Want a clue as to the holiday season may turn out? Look at inventory management.

After a slow fall, retailers report that excess inventory still needs to be moved, and, as a result, they have cut back their holiday orders. They don't want a repeat of last year, when retailers got stuck with big inventories and cut prices too late.

"I think that their inventories are probably going to be a little more in shape compared to last year, and a little lower levels," Simon Property Group CFO Steve Sterrett said in a conference call with investors and analysts Friday.

Pat Conroy, vice chairman and national managing principal of Deloitte Consulting's consumer business practice, agrees. "Retailers are clearly evaluating inventory levels, making sure they have the right assortments and merchandise strategy," he says.

Retailers used markdowns to move inventory in October, helping them to a 4.4 percent year-on-year gain in same-store sales, according to the International Council of Shopping Centers. It was the best month for retailers since June. But they still have leftover inventory. So the holiday season, which is just a little more than two weeks away, will begin with more markdowns and with retailers at the ready to cut prices.

Some discounters have already reduced toy prices. Wal-Mart was criticized last year for not being more aggressive in moving excess inventory and seems determined to not make the same mistake. So, for example, it cut prices on talking Furby dolls, which are expected to be one of the season's top sellers -- by $10, down to $39.88 each. Target Inc.'s policy has been to match Wal-Mart's prices, so it quickly followed suit on slashing toy prices. Kohl's Department Stores, too, has already cut prices on toys as well as Christmas decorations and apparel.

Other factors could hurt holiday sales, says Conroy. More than ever, consumers will be pressed for time and (with high gas prices) will be more efficient, minimizing shopping trips.

"You have to have what they want, but there also has to be convenience in buying, which means more registers and longer store hours," Conroy says. "And you better make sure when you get the consumer in the store, that you convert them, because they won't be coming back for a second trip."

The overall prognosis is not good. Volatility in gas prices, the continuing Iraq war, threats of inflation and the devastating series of hurricanes all have taken a toll on consumer confidence, which now sits at a two-year low, according to the Consumer Conference Board.

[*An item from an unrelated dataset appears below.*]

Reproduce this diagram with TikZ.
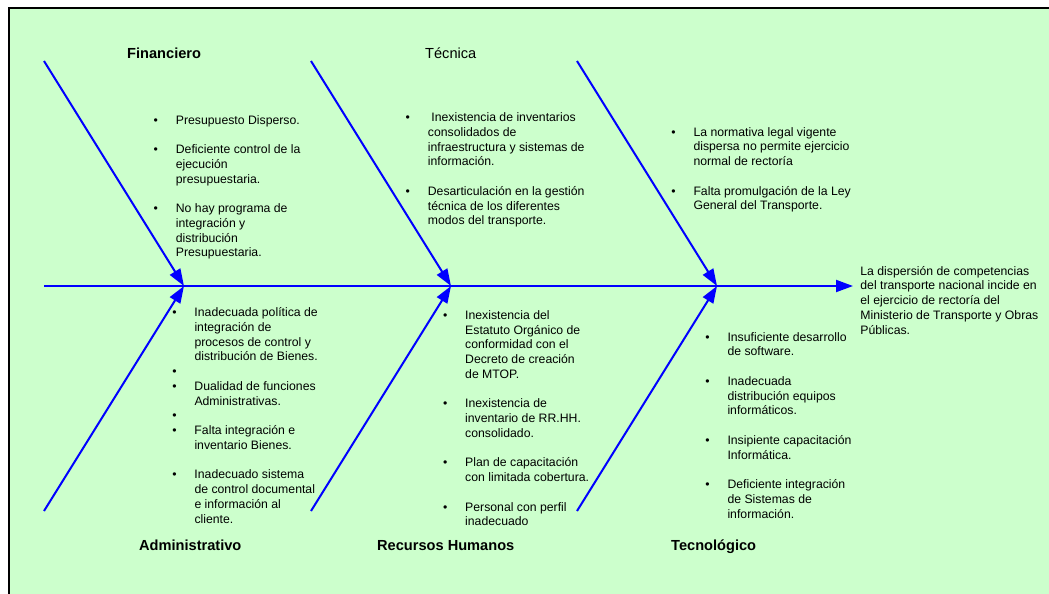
\documentclass[tikz,border=0pt]{standalone}
\usepackage{fontspec}
\setmainfont{Liberation Sans}
\usetikzlibrary{arrows.meta}
\definecolor{bgreen}{HTML}{CCFFCC}
\definecolor{bblue}{HTML}{0000FF}
\newcommand{\itm}{\llap{\textbullet\hspace{17.9pt}}}
\begin{document}
\begin{tikzpicture}[x=1pt,y=-1pt,
  bone/.style={draw=bblue, line width=2pt, -{Triangle[length=17pt,width=12pt]}},
  cause/.style={anchor=base west, inner sep=0pt, font=\fontsize{12.25}{14.75}\selectfont},
  headb/.style={anchor=base west, inner sep=0pt, font=\fontsize{14.6}{17}\selectfont\bfseries},
  headr/.style={anchor=base west, inner sep=0pt, font=\fontsize{14.6}{17}\selectfont}]
\useasboundingbox (0,0) rectangle (1049,594);
\fill[bgreen] (9,8) rectangle (1049,600);
\draw[black, line width=2.5pt] (9,600) -- (9,8) -- (1049,8);

% spine
\coordinate (tail) at (44,286);
\coordinate (j1) at (184,286);
\coordinate (j2) at (451,286);
\coordinate (j3) at (717,286);
\coordinate (tip) at (853,286);
\coordinate (u1) at (44,61);
\coordinate (u2) at (311,61);
\coordinate (u3) at (577,61);
\coordinate (l1) at (44,511);
\coordinate (l2) at (311,511);
\coordinate (l3) at (577,511);

\draw[bone] (tail) -- (tip);
\draw[bone] (u1) -- (j1);
\draw[bone] (u2) -- (j2);
\draw[bone] (u3) -- (j3);
\draw[bone] (l1) -- (j1);
\draw[bone] (l2) -- (j2);
\draw[bone] (l3) -- (j3);

% headings
\node[headb] (hfin) at (127,58.3) {Financiero};
\node[headr] (htec) at (425,58.3) {Técnica};
\node[headb] (hadm) at (139,550) {Administrativo};
\node[headb] (hrh) at (377,550) {Recursos Humanos};
\node[headb] (htgc) at (671,550) {Tecnológico};

% cause blocks
\node[cause] (cfin) at (175.7,124) {\begin{tabular}[t]{@{}l@{}}
\itm Presupuesto Disperso.\\
\\
\itm Deficiente control de la\\
ejecución\\
presupuestaria.\\
\\
\itm No hay programa de\\
integración y\\
distribución\\
Presupuestaria.
\end{tabular}};

\node[cause] (ctec) at (427.7,121.7) {\begin{tabular}[t]{@{}l@{}}
\itm\hspace{3.5pt}Inexistencia de inventarios\\
consolidados de\\
infraestructura y sistemas de\\
información.\\
\\
\itm Desarticulación en la gestión\\
técnica de los diferentes\\
modos del transporte.
\end{tabular}};

\node[cause] (cleg) at (693.3,136) {\begin{tabular}[t]{@{}l@{}}
\itm La normativa legal vigente\\
dispersa no permite ejercicio\\
normal de rectoría\\
\\
\itm Falta promulgación de la Ley\\
General del Transporte.
\end{tabular}};

\node[cause] (cadm) at (194.3,316.7) {\begin{tabular}[t]{@{}l@{}}
\itm Inadecuada política de\\
integración de\\
procesos de control y\\
distribución de Bienes.\\
\itm\\
\itm Dualidad de funciones\\
Administrativas.\\
\itm\\
\itm Falta integración e\\
inventario Bienes.\\
\\
\itm Inadecuado sistema\\
de control documental\\
e información al\\
cliente.
\end{tabular}};

\node[cause] (crh) at (465,319.3) {\begin{tabular}[t]{@{}l@{}}
\itm Inexistencia del\\
Estatuto Orgánico de\\
conformidad con el\\
Decreto de creación\\
de MTOP.\\
\\
\itm Inexistencia de\\
inventario de RR.HH.\\
consolidado.\\
\\
\itm Plan de capacitación\\
con limitada cobertura.\\
\\
\itm Personal con perfil\\
inadecuado
\end{tabular}};

\node[cause] (ctgc) at (727.3,341) {\begin{tabular}[t]{@{}l@{}}
\itm Insuficiente desarrollo\\
de software.\\
\\
\itm Inadecuada\\
distribución equipos\\
informáticos.\\
\\
\itm Insipiente capacitación\\
Informática.\\
\\
\itm Deficiente integración\\
de Sistemas de\\
información.
\end{tabular}};

% effect
\node[cause] (eff) at (860.2,275) {\begin{tabular}[t]{@{}l@{}}
La dispersión de competencias\\
del transporte nacional incide en\\
el ejercicio de rectoría del\\
Ministerio de Transporte y Obras\\
Públicas.
\end{tabular}};
\end{tikzpicture}
\end{document}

A recent survey completed by Leo J. Shapiro & Associates showed that a record high 54 percent of respondents will spend less on holiday shopping this year, and also that they will make fewer trips. Only 15 percent of households expect to increase spending. (Last year, 40 percent expected to spend less and 20 percent anticipated spending more.)

Respondents said they were stretched for several reasons. More than one-quarter said their family income had decreased in September and October (up from 18 percent in 2004). Nearly 70 percent said they had not been able to save money (up from 58 percent). More than one-third were facing financial pressure because of Hurricane Katrina with a similar number saying it was harder to get by now than a year ago. Lastly, 52 percent (vs. 38 percent the previous year) said they were in worse financial shape than a year ago.

These analyses, and others, contrasts with rosy industry projections by industry associations. Britt Beemer, president of America's Research Group, for example, is among those painting a grimmer picture. Beemer has said he thinks sales could decline for the first time in more than 20 years.